[Task to complete] Each entry in the listing below should be restated word for word.

[Source data]
++++

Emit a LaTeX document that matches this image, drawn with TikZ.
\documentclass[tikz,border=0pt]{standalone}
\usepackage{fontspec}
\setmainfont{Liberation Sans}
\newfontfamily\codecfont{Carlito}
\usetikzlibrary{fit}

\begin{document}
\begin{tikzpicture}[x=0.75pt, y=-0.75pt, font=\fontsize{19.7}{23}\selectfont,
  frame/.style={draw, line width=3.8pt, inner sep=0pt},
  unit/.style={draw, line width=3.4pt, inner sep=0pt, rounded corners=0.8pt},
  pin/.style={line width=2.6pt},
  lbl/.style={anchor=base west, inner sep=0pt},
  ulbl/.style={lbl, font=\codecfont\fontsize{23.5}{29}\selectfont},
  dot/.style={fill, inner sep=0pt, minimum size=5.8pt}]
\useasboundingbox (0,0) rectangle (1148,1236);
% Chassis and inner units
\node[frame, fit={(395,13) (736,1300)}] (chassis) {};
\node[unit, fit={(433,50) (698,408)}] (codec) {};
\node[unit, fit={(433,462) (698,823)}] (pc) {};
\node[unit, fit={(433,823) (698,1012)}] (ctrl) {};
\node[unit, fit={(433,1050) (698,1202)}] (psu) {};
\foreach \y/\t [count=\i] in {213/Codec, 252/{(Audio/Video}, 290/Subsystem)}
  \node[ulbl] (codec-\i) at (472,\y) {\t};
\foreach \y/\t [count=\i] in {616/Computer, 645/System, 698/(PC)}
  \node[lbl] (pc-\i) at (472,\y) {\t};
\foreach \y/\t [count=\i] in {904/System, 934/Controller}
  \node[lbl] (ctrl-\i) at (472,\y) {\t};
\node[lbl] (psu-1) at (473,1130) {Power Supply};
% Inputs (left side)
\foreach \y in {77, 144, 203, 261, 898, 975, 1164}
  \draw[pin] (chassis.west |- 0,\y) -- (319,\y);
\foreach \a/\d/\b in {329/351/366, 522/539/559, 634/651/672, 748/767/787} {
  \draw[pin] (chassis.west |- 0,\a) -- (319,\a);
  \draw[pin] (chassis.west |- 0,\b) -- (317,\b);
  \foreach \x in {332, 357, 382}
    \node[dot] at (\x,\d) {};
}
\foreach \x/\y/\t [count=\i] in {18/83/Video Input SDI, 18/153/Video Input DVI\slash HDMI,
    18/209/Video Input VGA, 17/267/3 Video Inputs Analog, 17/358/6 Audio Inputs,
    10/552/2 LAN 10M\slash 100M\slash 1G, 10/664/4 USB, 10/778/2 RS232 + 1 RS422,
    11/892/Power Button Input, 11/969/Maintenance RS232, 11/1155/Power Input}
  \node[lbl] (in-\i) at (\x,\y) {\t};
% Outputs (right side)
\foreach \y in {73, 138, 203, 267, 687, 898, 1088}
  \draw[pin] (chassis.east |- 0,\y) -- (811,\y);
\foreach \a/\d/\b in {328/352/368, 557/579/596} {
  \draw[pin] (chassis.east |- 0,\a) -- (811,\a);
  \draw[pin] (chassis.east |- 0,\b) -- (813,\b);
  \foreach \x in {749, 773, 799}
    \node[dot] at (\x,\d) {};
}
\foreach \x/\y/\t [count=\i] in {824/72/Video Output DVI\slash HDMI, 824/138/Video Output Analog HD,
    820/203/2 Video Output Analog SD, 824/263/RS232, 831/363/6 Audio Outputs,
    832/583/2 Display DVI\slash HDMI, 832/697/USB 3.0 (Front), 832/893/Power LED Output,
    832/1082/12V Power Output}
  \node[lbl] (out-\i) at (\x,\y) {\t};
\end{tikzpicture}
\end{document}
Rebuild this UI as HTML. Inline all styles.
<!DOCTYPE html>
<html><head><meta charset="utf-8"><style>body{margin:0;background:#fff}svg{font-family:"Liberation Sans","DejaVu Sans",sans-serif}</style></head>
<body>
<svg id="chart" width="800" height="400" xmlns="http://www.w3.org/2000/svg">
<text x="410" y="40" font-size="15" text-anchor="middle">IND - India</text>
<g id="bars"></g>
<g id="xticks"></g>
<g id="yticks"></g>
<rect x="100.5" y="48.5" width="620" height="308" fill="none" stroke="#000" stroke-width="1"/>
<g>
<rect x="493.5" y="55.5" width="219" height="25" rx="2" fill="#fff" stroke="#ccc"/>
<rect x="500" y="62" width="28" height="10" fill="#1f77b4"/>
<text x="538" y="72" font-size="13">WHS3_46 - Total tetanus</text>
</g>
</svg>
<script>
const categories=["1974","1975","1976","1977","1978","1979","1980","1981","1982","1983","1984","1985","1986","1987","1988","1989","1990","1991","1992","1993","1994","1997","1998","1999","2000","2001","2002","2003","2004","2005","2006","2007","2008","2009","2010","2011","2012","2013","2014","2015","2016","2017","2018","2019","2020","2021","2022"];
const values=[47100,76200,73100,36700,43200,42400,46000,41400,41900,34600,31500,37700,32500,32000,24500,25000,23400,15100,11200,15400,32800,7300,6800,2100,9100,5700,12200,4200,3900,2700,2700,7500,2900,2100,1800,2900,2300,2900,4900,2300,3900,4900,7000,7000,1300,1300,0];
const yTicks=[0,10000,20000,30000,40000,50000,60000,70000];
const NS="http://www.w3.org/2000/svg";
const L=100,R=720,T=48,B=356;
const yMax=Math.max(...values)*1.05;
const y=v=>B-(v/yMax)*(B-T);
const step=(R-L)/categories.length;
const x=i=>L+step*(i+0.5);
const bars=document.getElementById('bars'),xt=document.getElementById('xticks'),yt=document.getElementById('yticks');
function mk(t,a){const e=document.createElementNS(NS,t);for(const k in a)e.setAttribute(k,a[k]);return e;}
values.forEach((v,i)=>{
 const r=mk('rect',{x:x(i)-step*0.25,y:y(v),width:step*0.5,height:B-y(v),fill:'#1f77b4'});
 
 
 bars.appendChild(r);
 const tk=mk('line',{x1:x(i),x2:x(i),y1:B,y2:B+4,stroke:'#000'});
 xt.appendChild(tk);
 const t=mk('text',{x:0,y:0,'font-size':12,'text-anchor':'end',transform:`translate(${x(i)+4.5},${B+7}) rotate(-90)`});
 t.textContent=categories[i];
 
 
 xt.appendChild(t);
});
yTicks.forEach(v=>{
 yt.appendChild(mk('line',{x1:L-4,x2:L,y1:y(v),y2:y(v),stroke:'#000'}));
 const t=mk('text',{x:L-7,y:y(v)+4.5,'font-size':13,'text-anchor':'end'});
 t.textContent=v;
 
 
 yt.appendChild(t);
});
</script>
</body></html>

++++

[Full solution]
Emit a LaTeX document that matches this image, drawn with TikZ.
\documentclass[tikz,border=0pt]{standalone}
\usepackage{fontspec}
\setmainfont{Liberation Sans}
\newfontfamily\codecfont{Carlito}
\usetikzlibrary{fit}

\begin{document}
\begin{tikzpicture}[x=0.75pt, y=-0.75pt, font=\fontsize{19.7}{23}\selectfont,
  frame/.style={draw, line width=3.8pt, inner sep=0pt},
  unit/.style={draw, line width=3.4pt, inner sep=0pt, rounded corners=0.8pt},
  pin/.style={line width=2.6pt},
  lbl/.style={anchor=base west, inner sep=0pt},
  ulbl/.style={lbl, font=\codecfont\fontsize{23.5}{29}\selectfont},
  dot/.style={fill, inner sep=0pt, minimum size=5.8pt}]
\useasboundingbox (0,0) rectangle (1148,1236);
% Chassis and inner units
\node[frame, fit={(395,13) (736,1300)}] (chassis) {};
\node[unit, fit={(433,50) (698,408)}] (codec) {};
\node[unit, fit={(433,462) (698,823)}] (pc) {};
\node[unit, fit={(433,823) (698,1012)}] (ctrl) {};
\node[unit, fit={(433,1050) (698,1202)}] (psu) {};
\foreach \y/\t [count=\i] in {213/Codec, 252/{(Audio/Video}, 290/Subsystem)}
  \node[ulbl] (codec-\i) at (472,\y) {\t};
\foreach \y/\t [count=\i] in {616/Computer, 645/System, 698/(PC)}
  \node[lbl] (pc-\i) at (472,\y) {\t};
\foreach \y/\t [count=\i] in {904/System, 934/Controller}
  \node[lbl] (ctrl-\i) at (472,\y) {\t};
\node[lbl] (psu-1) at (473,1130) {Power Supply};
% Inputs (left side)
\foreach \y in {77, 144, 203, 261, 898, 975, 1164}
  \draw[pin] (chassis.west |- 0,\y) -- (319,\y);
\foreach \a/\d/\b in {329/351/366, 522/539/559, 634/651/672, 748/767/787} {
  \draw[pin] (chassis.west |- 0,\a) -- (319,\a);
  \draw[pin] (chassis.west |- 0,\b) -- (317,\b);
  \foreach \x in {332, 357, 382}
    \node[dot] at (\x,\d) {};
}
\foreach \x/\y/\t [count=\i] in {18/83/Video Input SDI, 18/153/Video Input DVI\slash HDMI,
    18/209/Video Input VGA, 17/267/3 Video Inputs Analog, 17/358/6 Audio Inputs,
    10/552/2 LAN 10M\slash 100M\slash 1G, 10/664/4 USB, 10/778/2 RS232 + 1 RS422,
    11/892/Power Button Input, 11/969/Maintenance RS232, 11/1155/Power Input}
  \node[lbl] (in-\i) at (\x,\y) {\t};
% Outputs (right side)
\foreach \y in {73, 138, 203, 267, 687, 898, 1088}
  \draw[pin] (chassis.east |- 0,\y) -- (811,\y);
\foreach \a/\d/\b in {328/352/368, 557/579/596} {
  \draw[pin] (chassis.east |- 0,\a) -- (811,\a);
  \draw[pin] (chassis.east |- 0,\b) -- (813,\b);
  \foreach \x in {749, 773, 799}
    \node[dot] at (\x,\d) {};
}
\foreach \x/\y/\t [count=\i] in {824/72/Video Output DVI\slash HDMI, 824/138/Video Output Analog HD,
    820/203/2 Video Output Analog SD, 824/263/RS232, 831/363/6 Audio Outputs,
    832/583/2 Display DVI\slash HDMI, 832/697/USB 3.0 (Front), 832/893/Power LED Output,
    832/1082/12V Power Output}
  \node[lbl] (out-\i) at (\x,\y) {\t};
\end{tikzpicture}
\end{document}
Rebuild this UI as HTML. Inline all styles.
<!DOCTYPE html>
<html><head><meta charset="utf-8"><style>body{margin:0;background:#fff}svg{font-family:"Liberation Sans","DejaVu Sans",sans-serif}</style></head>
<body>
<svg id="chart" width="800" height="400" xmlns="http://www.w3.org/2000/svg">
<text x="410" y="40" font-size="15" text-anchor="middle">IND - India</text>
<g id="bars"></g>
<g id="xticks"></g>
<g id="yticks"></g>
<rect x="100.5" y="48.5" width="620" height="308" fill="none" stroke="#000" stroke-width="1"/>
<g>
<rect x="493.5" y="55.5" width="219" height="25" rx="2" fill="#fff" stroke="#ccc"/>
<rect x="500" y="62" width="28" height="10" fill="#1f77b4"/>
<text x="538" y="72" font-size="13">WHS3_46 - Total tetanus</text>
</g>
</svg>
<script>
const categories=["1974","1975","1976","1977","1978","1979","1980","1981","1982","1983","1984","1985","1986","1987","1988","1989","1990","1991","1992","1993","1994","1997","1998","1999","2000","2001","2002","2003","2004","2005","2006","2007","2008","2009","2010","2011","2012","2013","2014","2015","2016","2017","2018","2019","2020","2021","2022"];
const values=[47100,76200,73100,36700,43200,42400,46000,41400,41900,34600,31500,37700,32500,32000,24500,25000,23400,15100,11200,15400,32800,7300,6800,2100,9100,5700,12200,4200,3900,2700,2700,7500,2900,2100,1800,2900,2300,2900,4900,2300,3900,4900,7000,7000,1300,1300,0];
const yTicks=[0,10000,20000,30000,40000,50000,60000,70000];
const NS="http://www.w3.org/2000/svg";
const L=100,R=720,T=48,B=356;
const yMax=Math.max(...values)*1.05;
const y=v=>B-(v/yMax)*(B-T);
const step=(R-L)/categories.length;
const x=i=>L+step*(i+0.5);
const bars=document.getElementById('bars'),xt=document.getElementById('xticks'),yt=document.getElementById('yticks');
function mk(t,a){const e=document.createElementNS(NS,t);for(const k in a)e.setAttribute(k,a[k]);return e;}
values.forEach((v,i)=>{
 const r=mk('rect',{x:x(i)-step*0.25,y:y(v),width:step*0.5,height:B-y(v),fill:'#1f77b4'});
 
 
 bars.appendChild(r);
 const tk=mk('line',{x1:x(i),x2:x(i),y1:B,y2:B+4,stroke:'#000'});
 xt.appendChild(tk);
 const t=mk('text',{x:0,y:0,'font-size':12,'text-anchor':'end',transform:`translate(${x(i)+4.5},${B+7}) rotate(-90)`});
 t.textContent=categories[i];
 
 
 xt.appendChild(t);
});
yTicks.forEach(v=>{
 yt.appendChild(mk('line',{x1:L-4,x2:L,y1:y(v),y2:y(v),stroke:'#000'}));
 const t=mk('text',{x:L-7,y:y(v)+4.5,'font-size':13,'text-anchor':'end'});
 t.textContent=v;
 
 
 yt.appendChild(t);
});
</script>
</body></html>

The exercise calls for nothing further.